Quero chamar a vendedora e pedir desculpas pela minha grosseria, mas quando percebo já estou divagando sobre como conseguem esses homens viver ouvindo apenas os sons de suas próprias vozes, de seus próprios passos. Onde fica o canto dos pássaros, o zumbido dos insetos, o companheirismo dos cachorros e gatos?
Ao invés de se preencherem, os espaços em branco multiplicam-se. Me inquieto diante do mundo. Procuro, no emaranhado de caminho previamente traçados que é a existência, um desvio de perspectiva. Na mais profunda solidão de quem aceita o dilema, entro nas profundezas do bosque e questiono o valor da resistência à opressão e do pensamento independente. Tudo aparece matizado pela discriminação que emana de um mundo intolerante. Avanço até a página 54. O texto parece repleto de inconformismo e engajamento. Quero ir além, apreender o que o texto não diz. “Será que o deboche é uma forma de defesa para quem lança mão dele, pois protege do perigo da solidão? Pois quem zomba não zomba em grupo, e aquele que desperta a zombaria não fica sempre sozinho?
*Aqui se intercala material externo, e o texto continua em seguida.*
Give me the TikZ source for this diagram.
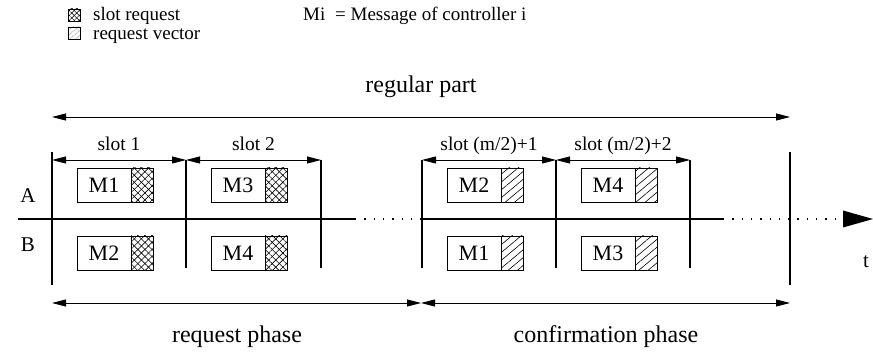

Olho para os lados, mas não vejo nada. Avanço mais algumas linhas, alguns parágrafos. As letras se confundem. Respiro fundo. Sinto como se tivesse voltado à superfície depois de um prolongado mergulho. Será que esse é realmente um livro para crianças? E se criança for uma delimitação moral e não etária? Dou uma olhada na contracapa, só para garantir, “De Repente, nas Profundezas do Bosque é uma fábula estranha e encantadora sobre a importância da inadependência de espírito como antídoto à intolerância e ao obscurantismo. Uma fábula, para todas as idades”.
Fico olhando o nada calmamente. Caminho em direção à porta de saída tentanto lembrar de tudo o que eu acabei de ler. Só uma frase, pescada da página 102, martela incessantemente a minha memória: E não tenha medo, Mati, da escuridão que está se aproximando; hoje o escuro vai atrasar, para que possamos continuar conversando.